No matter how you translate this, the Pope is commenting on the tone of the quote not the substance. Thus, I think Armstrong is understated in saying "without comment." Plus, she is trying to write and respond quickly. You cannot hold her public intellectual writing to the same standard as her academic books.


Ben W. Brumfield - 9/20/2006

Furthermore, even if you give Armstrong the benefit of the doubt for having seen a weak translation, analysis based on faulty data is not terribly useful.


Ben W. Brumfield - 9/20/2006

There has been a history of translations, but the weakest I've seen (the Christian Science Monitor's "somewhat brusquely") still does not qualify as "without qualification".

I won't defend the pope's choice of Paleologus -- perhaps it's some coded message about Ahmedinejad, perhaps it really just happened to be the book he'd finished reading -- but would have a problem insisting that Benedict consider Paleologus's statement as he phrased it in the original "beyond the pale of acceptable opinion". Deeply counterproductive, undiplomatic, or flat-out stupid I'd buy, on the other hand.


David Lion Salmanson - 9/20/2006

I don't see how the Pope's noting the brusqueness of the comments changes what appears to be the Pope's tacit approval of the comments. To me the Pope's caveat's - no matter how they are translated - seem to say: don't be turned off by the tone - this guy is speaking the truth. On the rest of the Armstrong piece, much of it lines up with knowledge I already had re: Jews being targeted during the Crusades etc.


Ralph E. Luker - 9/20/2006

I dunno, Ben. The link you cite indicates that there's a history of English translations of the Pope's speech at Regensburg; and you have to give Armstrong the benefit of doubt on the time at which she read the text. Even so, if I refer to a judge's sentence of a person in her court as "harsh," it certainly doesn't mean that I reject its legitimacy. Benedict, after all, had a wealth of texts that he might have cited up front in his address and he chose to quote from a text that yields, even from him, the comment that it is "surprisingly harsh -- to us". That doesn't suggest that it is, to him, beyond the pale of acceptable opinion.

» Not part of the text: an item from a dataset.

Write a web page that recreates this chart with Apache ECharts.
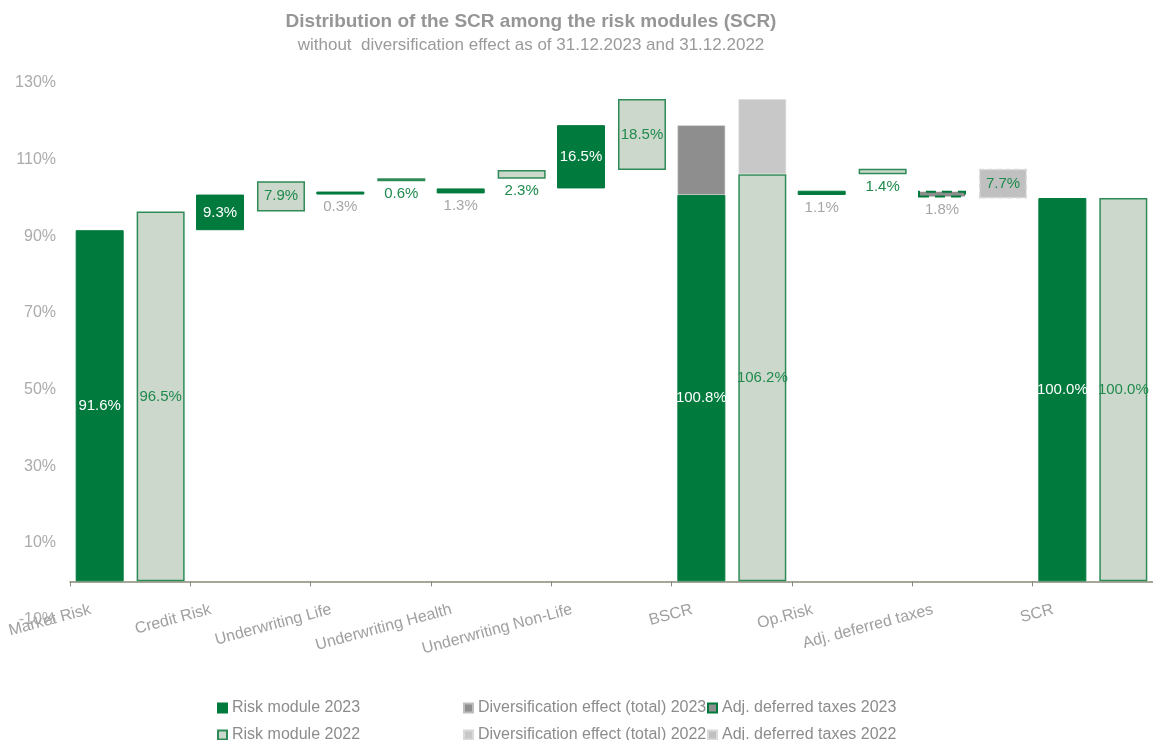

Ben W. Brumfield - 9/20/2006

The Armstrong article is disappointing, in that she characterizes astoundingly harsh — to us surprisingly harsh as "without qualification and with apparent approval." One wonders how much credence to give the rest of her factual assertions.


Jonathan Dresner - 9/20/2006

...waiting to be recognized. When the first blogger gets a grant, call me.